Re: Raising Girls & Curfews
i think practicing equality in a household is very important. i always resented the fact that my brothers were given more trust when heading out, even though i was older, and way more responsible. in your teen years, it can feel like you're being throttled and i know i was unhappy about it for much longer than my teen years.
i think you should be very careful to never let your daughters feel like they are an inferior species and not to be trusted, just because of their gender. or that they cannot accomplish simple things like mall visits and trips with friends without supervision. i think you should teach your kids to watch out for each other (and not just brothers looking out for sisters, because as anyone with a brother can testify, boys can be morons too), regardless of gender. the stronger the bond between them, the better it is.

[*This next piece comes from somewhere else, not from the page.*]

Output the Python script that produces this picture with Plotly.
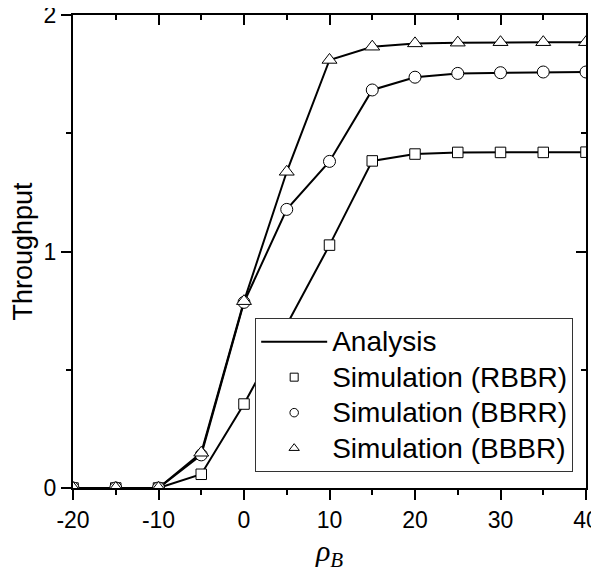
import plotly.graph_objects as go

rho = [-20, -15, -10, -5, 0, 5, 10, 15, 20, 25, 30, 35, 40]
rbbr = [0, 0, 0, 0.058, 0.355, 0.69, 1.027, 1.383, 1.412, 1.419, 1.419, 1.419, 1.42]
bbrr = [0, 0, 0, 0.14, 0.785, 1.178, 1.381, 1.683, 1.737, 1.753, 1.756, 1.759, 1.759]
bbbr = [0, 0, 0, 0.149, 0.79, 1.337, 1.81, 1.866, 1.88, 1.883, 1.885, 1.885, 1.885]

x_ticks = [-20, -10, 0, 10, 20, 30, 40]
y_ticks = [0, 1, 2]

LINE_W = 2
fig = go.Figure()


def big(t):
    return '<span style="font-size:28px">' + t + '</span>'


series = [("Simulation (RBBR)", rbbr, "square", 10.5, 8),
          ("Simulation (BBRR)", bbrr, "circle", 12, 8.5),
          ("Simulation (BBBR)", bbbr, "triangle-up", 13, 9)]

# analysis lines
for i, (name, vals, sym, sz, lsz) in enumerate(series):
    fig.add_trace(go.Scatter(x=rho, y=vals, mode="lines",
                             line=dict(color="black", width=LINE_W),
                             name=big("Analysis"), showlegend=(i == 0),
                             legendgroup="analysis"))
# simulation markers
for name, vals, sym, sz, lsz in series:
    fig.add_trace(go.Scatter(x=rho, y=vals, mode="markers",
                             marker=dict(symbol=sym, size=sz, color="white",
                                         line=dict(color="black", width=1)),
                             name=name, showlegend=False, legendgroup=name))
    fig.add_trace(go.Scatter(x=[None], y=[None], mode="markers",
                             marker=dict(symbol=sym, size=lsz, color="white",
                                         line=dict(color="black", width=1)),
                             name=big(name), showlegend=True, legendgroup=name))

axis_font = dict(family="Liberation Sans, Arial, sans-serif", size=23, color="black")

fig.update_layout(
    width=591, height=575,
    margin=dict(l=65, r=13, t=7, b=95),
    plot_bgcolor="white", paper_bgcolor="white",
    font=dict(family="Liberation Sans, Arial, sans-serif", color="black"),
    xaxis=dict(range=[-20, 40], tickvals=x_ticks, ticktext=[str(v) for v in x_ticks],
               ticks="outside", ticklen=10, tickwidth=2, tickcolor="black",
               minor=dict(dtick=5, ticks="outside", ticklen=5, tickwidth=2, tickcolor="black"),
               showline=True, linewidth=2, linecolor="black", showgrid=False, zeroline=False,
               tickfont=axis_font, automargin=False, ticklabeloverflow="allow",
               title=dict(text="<i>ρ<sub>B</sub></i>",
                          font=dict(family="Liberation Serif, Times New Roman, serif", size=30, color="black"),
                          standoff=8)),
    yaxis=dict(range=[0, 2], tickvals=y_ticks, ticktext=[str(v) for v in y_ticks],
               ticks="outside", ticklen=10, tickwidth=2, tickcolor="black",
               minor=dict(dtick=0.5, ticks="outside", ticklen=5, tickwidth=2, tickcolor="black"),
               showline=True, linewidth=2, linecolor="black", showgrid=False, zeroline=False,
               tickfont=axis_font, automargin=False, ticklabeloverflow="allow",
               title=dict(text="Throughput",
                          font=dict(family="Liberation Sans, Arial, sans-serif", size=27, color="black"),
                          standoff=8)),
    xaxis2=dict(overlaying="x", side="top", matches="x", range=[-20, 40], tickvals=x_ticks,
                ticks="inside", ticklen=10, tickwidth=2, tickcolor="black",
                minor=dict(dtick=5, ticks="inside", ticklen=5, tickwidth=2, tickcolor="black"),
                showticklabels=False, showline=True, linewidth=2, linecolor="black",
                showgrid=False, zeroline=False, automargin=False),
    yaxis2=dict(overlaying="y", side="right", matches="y", range=[0, 2], tickvals=y_ticks,
                ticks="inside", ticklen=10, tickwidth=2, tickcolor="black",
                minor=dict(dtick=0.5, ticks="inside", ticklen=5, tickwidth=2, tickcolor="black"),
                showticklabels=False, showline=True, linewidth=2, linecolor="black",
                showgrid=False, zeroline=False, automargin=False),
    legend=dict(x=0.975, y=0.034, xanchor="right", yanchor="bottom",
                bgcolor="white", bordercolor="#333", borderwidth=1,
                font=dict(family="Liberation Sans, Arial, sans-serif", size=25, color="black"),
                itemwidth=66, tracegroupgap=0),
    showlegend=True,
)
# dummy trace to activate secondary axes
fig.add_trace(go.Scatter(x=[None], y=[None], xaxis="x2", yaxis="y2", showlegend=False, hoverinfo="skip"))

fig.write_html("out.html")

my cousins grew up with a lot of freedom, compared to what i had- they stayed out late, they had friends of both genders, they had sleepovers, trips to niagara falls, club nights, the works. they're really good kids. they've never rebelled because they've never had to or felt the need to- their parents taught them from the start, laid down the law in terms of boundaries and behaviour, and then trusted them to follow. of course they got into **** here and there, but what kid doesn't? its part of growing up, IMHO.
i think its as important for parents to be flexible about these things and to have faith in how they've raised their children, as it is for kids to recognise their freedoms and obey limits.
all in all, with my cousin's, their parents knew everything.
there is mA so much open communication in that household, that even if they got into trouble, they were always able to come home and confide in their parents and deal with their issues together as a family, rather than the kids hiding things and trying to figure them out on their own or with friends.
that is how i want to raise my children.
not with gender bias and limitations that discourage them to be open with me and their father. i believe there is nothing in this world that a mother and child cannot discuss, and chances are, you won't like half the things they tell you, but guess what- both of you will be better off knowing them, and discussing them, and working your way through them together.
in conclusion, if you have kids of both genders, make sure their curfews are the same. and if not, have a really good explanation for the ones left behind, because they'll want to hear it. and if you don't, your relationship will suffer for it.